Exercise: Please write out the lines of the data exactly, beginning with the first and ending with the line containing "const yGridValues = [10, 30, 50, 70, 90, 110];"; leave the pictures behind.

Collected data:
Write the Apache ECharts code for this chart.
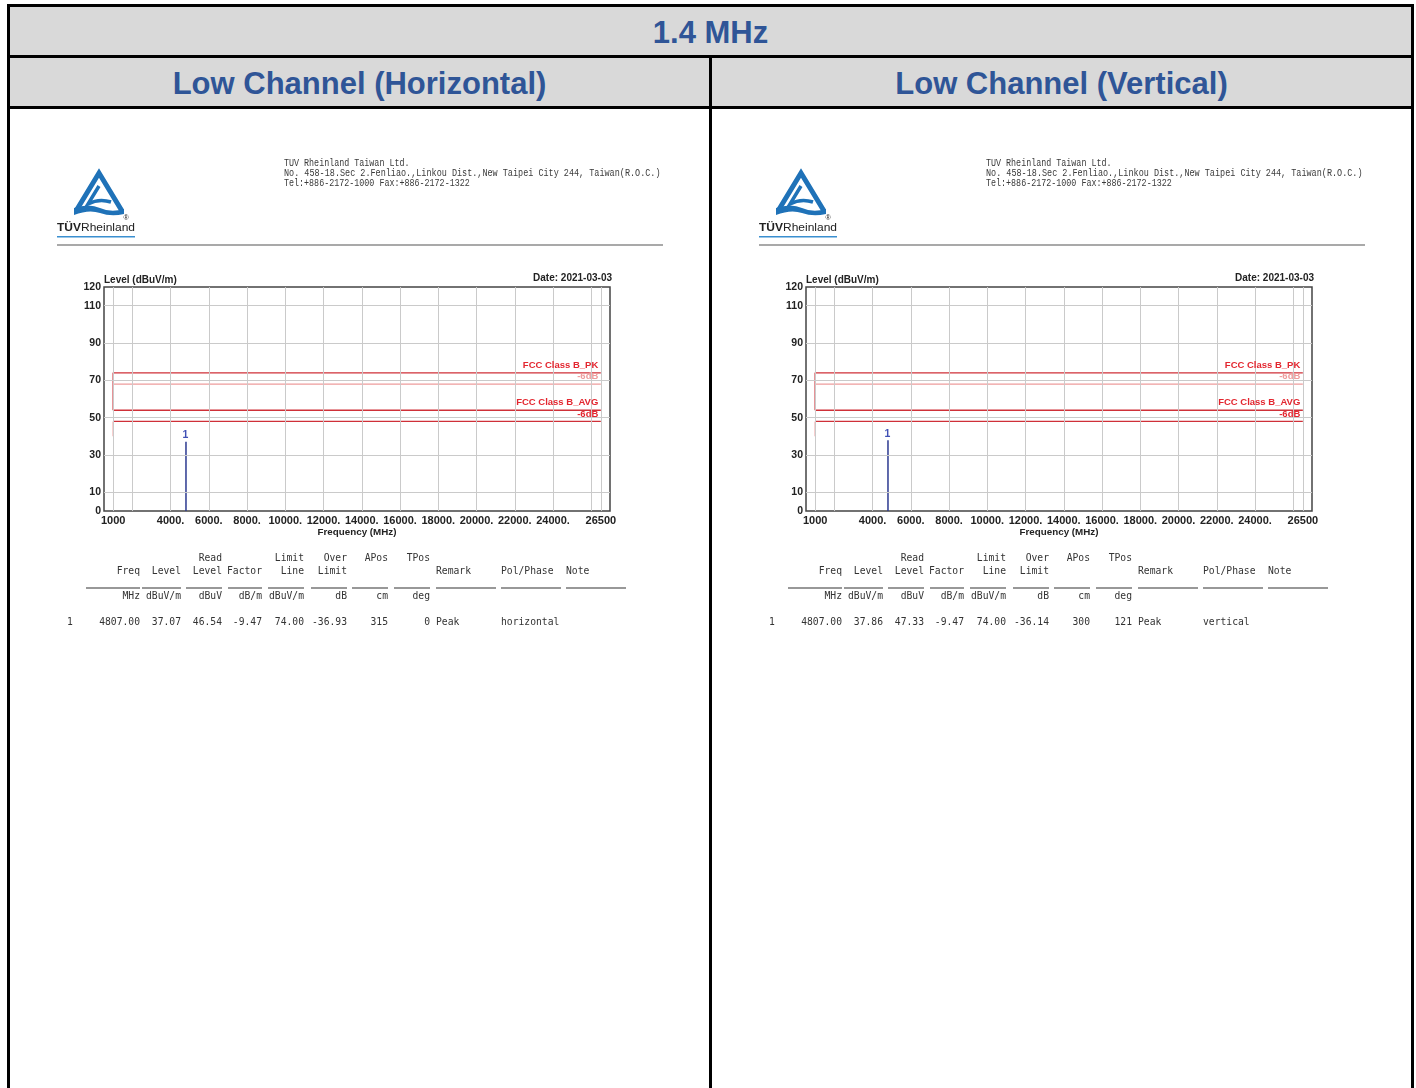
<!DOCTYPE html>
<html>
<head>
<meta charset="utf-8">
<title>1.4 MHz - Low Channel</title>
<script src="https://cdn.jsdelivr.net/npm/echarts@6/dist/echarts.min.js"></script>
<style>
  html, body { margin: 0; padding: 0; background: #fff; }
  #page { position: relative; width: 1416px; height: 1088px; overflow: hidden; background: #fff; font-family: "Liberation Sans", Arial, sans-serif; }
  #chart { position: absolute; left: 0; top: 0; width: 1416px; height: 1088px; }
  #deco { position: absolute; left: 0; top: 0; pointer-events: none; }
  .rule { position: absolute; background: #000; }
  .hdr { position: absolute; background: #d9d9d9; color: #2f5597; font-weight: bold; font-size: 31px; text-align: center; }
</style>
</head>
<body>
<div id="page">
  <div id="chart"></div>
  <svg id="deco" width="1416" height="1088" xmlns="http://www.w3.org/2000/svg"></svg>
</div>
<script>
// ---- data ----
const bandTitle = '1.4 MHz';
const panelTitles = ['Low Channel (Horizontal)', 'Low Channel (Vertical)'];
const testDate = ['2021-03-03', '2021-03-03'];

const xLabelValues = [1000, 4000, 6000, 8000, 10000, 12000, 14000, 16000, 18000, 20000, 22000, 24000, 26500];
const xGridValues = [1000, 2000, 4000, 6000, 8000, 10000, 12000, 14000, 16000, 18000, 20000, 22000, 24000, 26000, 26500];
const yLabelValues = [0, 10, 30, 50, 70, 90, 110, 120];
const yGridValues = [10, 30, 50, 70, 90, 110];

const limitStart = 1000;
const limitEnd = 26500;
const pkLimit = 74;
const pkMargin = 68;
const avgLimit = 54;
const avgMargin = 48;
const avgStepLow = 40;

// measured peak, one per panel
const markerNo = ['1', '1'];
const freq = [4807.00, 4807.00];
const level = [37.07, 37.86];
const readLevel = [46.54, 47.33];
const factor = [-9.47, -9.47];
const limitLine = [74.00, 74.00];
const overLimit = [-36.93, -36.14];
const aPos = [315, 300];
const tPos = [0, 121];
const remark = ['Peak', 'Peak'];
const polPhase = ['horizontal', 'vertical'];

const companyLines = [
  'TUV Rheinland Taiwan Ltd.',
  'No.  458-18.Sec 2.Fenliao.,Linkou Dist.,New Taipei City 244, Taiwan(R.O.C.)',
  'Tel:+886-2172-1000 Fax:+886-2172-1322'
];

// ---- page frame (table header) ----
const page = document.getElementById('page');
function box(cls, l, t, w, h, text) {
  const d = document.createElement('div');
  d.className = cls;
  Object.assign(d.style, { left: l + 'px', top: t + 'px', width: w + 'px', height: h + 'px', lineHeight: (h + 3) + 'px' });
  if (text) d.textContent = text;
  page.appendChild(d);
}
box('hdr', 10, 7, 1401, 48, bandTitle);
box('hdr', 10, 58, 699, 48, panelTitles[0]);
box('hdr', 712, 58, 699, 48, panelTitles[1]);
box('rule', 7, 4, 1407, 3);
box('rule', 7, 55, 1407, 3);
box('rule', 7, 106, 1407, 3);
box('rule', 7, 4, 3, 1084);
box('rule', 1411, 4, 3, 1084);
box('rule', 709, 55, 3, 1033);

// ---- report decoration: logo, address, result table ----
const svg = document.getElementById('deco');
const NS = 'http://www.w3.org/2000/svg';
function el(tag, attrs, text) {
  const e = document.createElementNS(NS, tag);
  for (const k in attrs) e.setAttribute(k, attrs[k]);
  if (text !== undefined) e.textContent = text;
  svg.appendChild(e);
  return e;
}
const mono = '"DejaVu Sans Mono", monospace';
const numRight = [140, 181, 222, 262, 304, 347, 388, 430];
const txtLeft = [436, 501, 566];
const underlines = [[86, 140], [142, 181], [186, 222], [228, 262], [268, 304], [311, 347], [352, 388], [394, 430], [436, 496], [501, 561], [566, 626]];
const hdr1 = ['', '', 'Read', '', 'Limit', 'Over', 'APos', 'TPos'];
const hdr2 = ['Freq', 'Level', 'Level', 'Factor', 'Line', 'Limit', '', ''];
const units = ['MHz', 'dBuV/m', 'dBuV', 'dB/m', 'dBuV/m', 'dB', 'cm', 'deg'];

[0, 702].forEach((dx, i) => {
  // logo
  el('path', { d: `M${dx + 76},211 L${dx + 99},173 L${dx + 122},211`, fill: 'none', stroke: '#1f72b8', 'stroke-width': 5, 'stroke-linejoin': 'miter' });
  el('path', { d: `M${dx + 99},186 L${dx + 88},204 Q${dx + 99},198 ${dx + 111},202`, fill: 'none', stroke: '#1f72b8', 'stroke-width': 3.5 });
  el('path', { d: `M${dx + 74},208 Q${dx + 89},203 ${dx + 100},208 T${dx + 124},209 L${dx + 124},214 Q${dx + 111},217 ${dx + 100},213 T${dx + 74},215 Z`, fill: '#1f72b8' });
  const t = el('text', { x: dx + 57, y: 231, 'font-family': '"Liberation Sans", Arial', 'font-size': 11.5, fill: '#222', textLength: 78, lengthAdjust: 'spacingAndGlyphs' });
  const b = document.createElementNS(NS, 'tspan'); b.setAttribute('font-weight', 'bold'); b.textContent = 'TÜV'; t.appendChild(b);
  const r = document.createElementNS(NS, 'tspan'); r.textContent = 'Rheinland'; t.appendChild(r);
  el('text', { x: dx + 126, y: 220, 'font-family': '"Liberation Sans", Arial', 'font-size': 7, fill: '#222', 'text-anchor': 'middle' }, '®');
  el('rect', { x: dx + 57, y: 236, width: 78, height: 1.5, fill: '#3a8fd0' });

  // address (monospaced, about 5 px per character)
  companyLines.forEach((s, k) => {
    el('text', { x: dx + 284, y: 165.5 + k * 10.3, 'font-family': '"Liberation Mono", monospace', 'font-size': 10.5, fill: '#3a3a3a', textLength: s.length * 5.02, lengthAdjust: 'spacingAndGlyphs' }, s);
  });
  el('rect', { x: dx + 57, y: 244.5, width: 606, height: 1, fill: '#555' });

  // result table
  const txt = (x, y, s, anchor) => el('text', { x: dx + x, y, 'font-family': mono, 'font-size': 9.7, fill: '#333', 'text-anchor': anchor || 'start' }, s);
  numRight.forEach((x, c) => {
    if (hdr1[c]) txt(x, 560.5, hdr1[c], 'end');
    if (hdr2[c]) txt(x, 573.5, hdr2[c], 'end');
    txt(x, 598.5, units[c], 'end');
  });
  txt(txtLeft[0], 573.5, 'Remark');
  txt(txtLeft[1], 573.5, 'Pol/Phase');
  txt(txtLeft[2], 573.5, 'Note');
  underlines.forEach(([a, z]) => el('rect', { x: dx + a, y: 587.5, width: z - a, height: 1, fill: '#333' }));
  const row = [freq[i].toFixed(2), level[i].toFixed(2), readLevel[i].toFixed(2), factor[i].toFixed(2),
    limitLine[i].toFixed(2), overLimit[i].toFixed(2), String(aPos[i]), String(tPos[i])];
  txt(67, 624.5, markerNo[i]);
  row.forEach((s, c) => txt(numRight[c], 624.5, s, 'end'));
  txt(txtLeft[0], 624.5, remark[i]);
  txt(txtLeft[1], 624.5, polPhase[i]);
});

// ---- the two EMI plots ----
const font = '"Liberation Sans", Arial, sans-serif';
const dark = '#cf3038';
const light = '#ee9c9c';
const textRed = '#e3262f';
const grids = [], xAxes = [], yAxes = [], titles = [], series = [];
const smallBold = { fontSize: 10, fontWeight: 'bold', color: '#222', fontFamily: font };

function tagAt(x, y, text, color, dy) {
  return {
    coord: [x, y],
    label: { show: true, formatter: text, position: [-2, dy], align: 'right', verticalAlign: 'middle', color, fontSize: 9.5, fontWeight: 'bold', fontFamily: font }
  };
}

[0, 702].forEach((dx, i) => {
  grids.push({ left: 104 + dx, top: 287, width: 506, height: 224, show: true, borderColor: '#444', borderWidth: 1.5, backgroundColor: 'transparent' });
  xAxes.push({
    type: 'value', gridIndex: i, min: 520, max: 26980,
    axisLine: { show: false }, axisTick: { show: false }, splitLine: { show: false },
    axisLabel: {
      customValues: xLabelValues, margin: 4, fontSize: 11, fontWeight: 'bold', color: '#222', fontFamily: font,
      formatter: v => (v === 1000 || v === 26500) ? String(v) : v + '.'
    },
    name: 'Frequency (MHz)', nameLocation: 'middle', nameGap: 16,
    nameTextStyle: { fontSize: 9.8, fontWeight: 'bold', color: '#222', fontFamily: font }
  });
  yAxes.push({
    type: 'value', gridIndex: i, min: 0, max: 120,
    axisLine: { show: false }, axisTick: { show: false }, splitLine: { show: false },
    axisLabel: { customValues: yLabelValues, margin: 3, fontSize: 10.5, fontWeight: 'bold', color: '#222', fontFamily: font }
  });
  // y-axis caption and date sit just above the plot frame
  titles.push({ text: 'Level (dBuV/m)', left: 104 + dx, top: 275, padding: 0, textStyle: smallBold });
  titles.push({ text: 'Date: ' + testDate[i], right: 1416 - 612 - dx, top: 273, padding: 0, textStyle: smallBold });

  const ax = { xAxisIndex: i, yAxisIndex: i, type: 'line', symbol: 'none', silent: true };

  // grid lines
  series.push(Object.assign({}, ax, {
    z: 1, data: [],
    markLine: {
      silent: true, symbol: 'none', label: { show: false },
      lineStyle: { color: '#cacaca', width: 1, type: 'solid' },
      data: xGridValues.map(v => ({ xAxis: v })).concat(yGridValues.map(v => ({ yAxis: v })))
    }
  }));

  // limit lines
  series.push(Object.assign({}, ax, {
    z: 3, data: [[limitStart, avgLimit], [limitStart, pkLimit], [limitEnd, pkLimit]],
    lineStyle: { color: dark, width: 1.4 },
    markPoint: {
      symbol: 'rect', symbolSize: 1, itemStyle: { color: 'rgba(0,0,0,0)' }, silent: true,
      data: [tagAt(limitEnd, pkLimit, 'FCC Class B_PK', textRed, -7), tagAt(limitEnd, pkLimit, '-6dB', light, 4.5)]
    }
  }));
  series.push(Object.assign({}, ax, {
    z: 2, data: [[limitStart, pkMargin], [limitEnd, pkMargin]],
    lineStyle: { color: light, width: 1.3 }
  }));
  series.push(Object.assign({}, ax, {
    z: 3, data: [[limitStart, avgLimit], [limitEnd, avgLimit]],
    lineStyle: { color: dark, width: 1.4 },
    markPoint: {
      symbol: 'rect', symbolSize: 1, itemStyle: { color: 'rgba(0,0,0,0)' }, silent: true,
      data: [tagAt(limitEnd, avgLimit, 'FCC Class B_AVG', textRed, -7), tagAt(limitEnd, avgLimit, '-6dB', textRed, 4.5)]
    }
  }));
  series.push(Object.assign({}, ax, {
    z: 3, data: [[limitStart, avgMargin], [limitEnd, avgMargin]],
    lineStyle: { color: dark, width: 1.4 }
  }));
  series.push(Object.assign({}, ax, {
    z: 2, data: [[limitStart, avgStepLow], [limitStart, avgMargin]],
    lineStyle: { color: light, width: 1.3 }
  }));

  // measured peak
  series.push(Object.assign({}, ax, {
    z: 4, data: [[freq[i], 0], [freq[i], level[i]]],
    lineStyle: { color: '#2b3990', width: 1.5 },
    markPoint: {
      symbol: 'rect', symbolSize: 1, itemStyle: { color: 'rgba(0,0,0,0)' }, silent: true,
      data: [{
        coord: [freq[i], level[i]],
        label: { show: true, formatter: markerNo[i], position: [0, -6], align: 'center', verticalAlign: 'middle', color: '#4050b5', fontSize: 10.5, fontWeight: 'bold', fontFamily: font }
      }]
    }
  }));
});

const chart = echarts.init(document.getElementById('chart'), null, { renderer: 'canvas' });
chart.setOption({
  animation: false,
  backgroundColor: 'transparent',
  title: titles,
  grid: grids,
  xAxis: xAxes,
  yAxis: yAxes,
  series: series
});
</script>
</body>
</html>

Task output:
Write the Apache ECharts code for this chart.
<!DOCTYPE html>
<html>
<head>
<meta charset="utf-8">
<title>1.4 MHz - Low Channel</title>
<script src="https://cdn.jsdelivr.net/npm/echarts@6/dist/echarts.min.js"></script>
<style>
  html, body { margin: 0; padding: 0; background: #fff; }
  #page { position: relative; width: 1416px; height: 1088px; overflow: hidden; background: #fff; font-family: "Liberation Sans", Arial, sans-serif; }
  #chart { position: absolute; left: 0; top: 0; width: 1416px; height: 1088px; }
  #deco { position: absolute; left: 0; top: 0; pointer-events: none; }
  .rule { position: absolute; background: #000; }
  .hdr { position: absolute; background: #d9d9d9; color: #2f5597; font-weight: bold; font-size: 31px; text-align: center; }
</style>
</head>
<body>
<div id="page">
  <div id="chart"></div>
  <svg id="deco" width="1416" height="1088" xmlns="http://www.w3.org/2000/svg"></svg>
</div>
<script>
// ---- data ----
const bandTitle = '1.4 MHz';
const panelTitles = ['Low Channel (Horizontal)', 'Low Channel (Vertical)'];
const testDate = ['2021-03-03', '2021-03-03'];

const xLabelValues = [1000, 4000, 6000, 8000, 10000, 12000, 14000, 16000, 18000, 20000, 22000, 24000, 26500];
const xGridValues = [1000, 2000, 4000, 6000, 8000, 10000, 12000, 14000, 16000, 18000, 20000, 22000, 24000, 26000, 26500];
const yLabelValues = [0, 10, 30, 50, 70, 90, 110, 120];
const yGridValues = [10, 30, 50, 70, 90, 110];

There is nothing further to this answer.